One day in the local outdoor market, Djatao said, she saw Adiza getting into a car that everyone knew was heading to neighboring Nigeria. Alarmed, Djatao stopped her and brought her home.
Togolese girls leave places like this every day. They have little or no schooling and no skills other than sweeping and cleaning. So they leave to keep house for richer people in Lome or neighboring countries or places as far-off as France, Germany, Lebanon and Saudi Arabia.
Often the girls are placed in jobs according to an African tradition known as "confiage," or entrusting. Rural families send their daughters to live with a relative, friend or someone else with a connection to their village, in arrangements often managed by a go-between who is known to the family. The agreement is that the girls will do domestic work and that in exchange they will be paid, sent to school and maybe even be able send some money home.
That system has broken down in Togo as the country's economy has faltered. Villagers have grown more desperate and the go-betweens less scrupulous, often placing girls with strangers and keeping their pay for themselves.
Visions of Opportunity
For nearly four decades, Togo suffered under the rule of Gnassingbé Eyadéma, a president who suffocated his country politically and economically until he died in 2005. His son, Faure Gnassingbé, is now president.
In the countryside, where 90 percent of the people are impoverished, many girls see hope in the capital, where only a quarter of the population lives in poverty, according to the International Monetary Fund.
Some leave the country altogether, seeing Nigeria -- where the per capita annual income is $2,100, compared with Togo's $900 -- as a land of opportunity.
Madjinteba Seritichi, a local government official, said many of the intermediaries are people who come to shop in the local markets.
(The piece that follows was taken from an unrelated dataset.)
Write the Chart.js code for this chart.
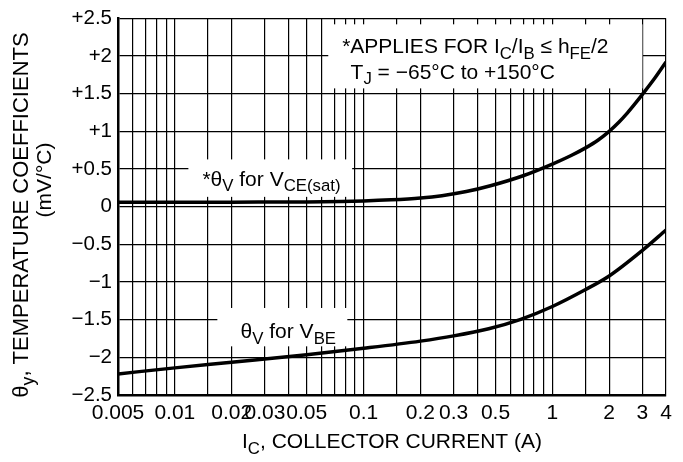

He said they often use the signs of their success -- cellphones and expensive jewelry and clothes -- to entice girls to come with them.
"Given our poverty, the parents are all too willing to hand over their children," said Seritichi, who said he has handled seven recent abuse cases in his small collection of villages.
He said two of the girls went to Lome, one went to Gabon, and the four others went to Nigeria. All were beaten, several were sexually abused, and none was paid.
Djatao said she had worried that Adiza might fall into the same trap. But the elderly aunt saw what she thought was a safe opportunity one day when a woman she knew from the local market said she was looking for a girl to work in Lome.